Garza and Reyes, now cofounders of Challenge to Change, a nonprofit focusing on helping with reentry to society, said that the three biggest obstacles after being released are employment, housing, and education.

“Your debt is never paid off. You have settled your debt with your time, but there is always interest,” said Reyes, referring to the many legal restrictions that follow inmates even after they are released.

Challenge to Change offers space for people to stay for up to a year for free to save their money and complete necessary programming and education.

With the mention of education, Lackey joined the conversation, discussing her work with the NPEP, which sends educators into prisoners to teach and help the incarcerated members who are accepted to the program receive a bachelor’s degree She spoke on the delicacy required to balance her role as an educator, activist, and advocate. If her educational work upsets prison authorities, she often faces “the threat of being banned from facilities,” so she is careful to forcefully push for change while not overstepping.

But despite opposition, the program has persevered, and members of the panel described how obtaining a bachelor’s degree unlocked doors in their lives. Soto emphasized that his “professor saved [him] in a way that nobody else did.”

The system “tries to bury everyone, but we are seeds. Everyone will grow,” Reyes added.

LaMar expressed how meaningful his supporters have been, whether it has been his legal team, the musicians he has collaborated with, or the volunteers who have worked to spread his message of innocence.

“Community is everything,” LaMar added. “[As a community], you are not just two people, you now have the universe behind you.”

The panelists were all on the same page about how imperative it is to celebrate small wins.

Reyes explained that “even with the losses, a small win is a big win. When you celebrate, it becomes contagious.”

Gordiejew also expressed that “victory is like soul food. It serves as an example that the impossible can still happen.”

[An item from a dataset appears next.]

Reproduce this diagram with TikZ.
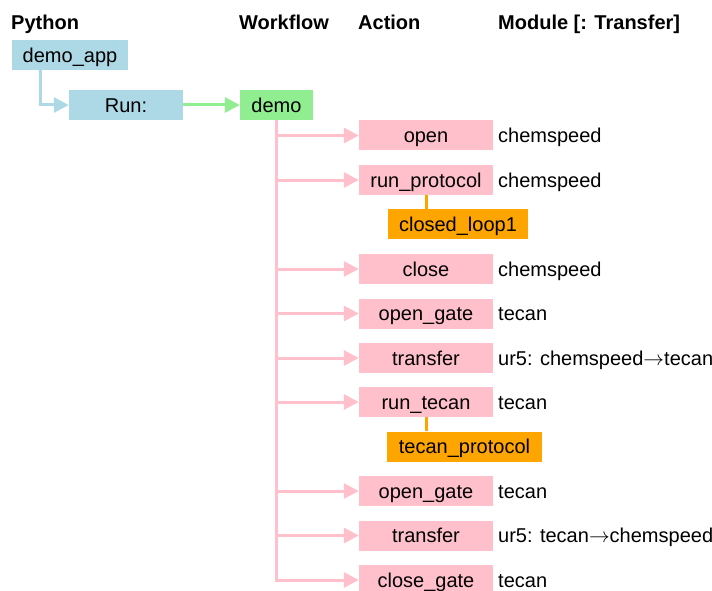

One such victory in LaMar’s case is a recent ruling granting him one more chance to file for appeal, on the grounds of witness tampering and other violations. Soto added that — to him —“life without the possibility of parole is another form of the death penalty — death by incarceration.”

On death row, LaMar has turned to music. The album he created features contemporary jazz played by a group of international musicians along with LaMar’s spoken word poetry pieces.

On a granular level, the panel unpacked the legal processes of jury selection and the court system. Soto commented on the difficult uphill battle of trying to get rehabilitation and to convince the general public and legislators that this is the best solution.

Jury participation is key. The panelists stated that being one of 12 jury members means that your voice can make a difference.

Rachel Howell ’26 commented on the power of hearing from formerly incarcerated members. “There is an intrinsic value in hearing straight from the voices of those who have lived the experience,” she said. “[It was] incredibly eye opening to hear about the first-hand experiences of individuals who have been through the criminal justice system and have come out to tell their stories and help others.”

The event concluded with a reminder from Professor Lackey to “dream big.” LaMar describes how the carceral system is “like being thrown into the ocean without knowing how to swim. The hardest thing is to find faith in yourself.”

But, the biggest takeaway is to “always bet on yourself,” he said. “You have to participate in your life, otherwise it’s not your life. You have the right to speak and to be.”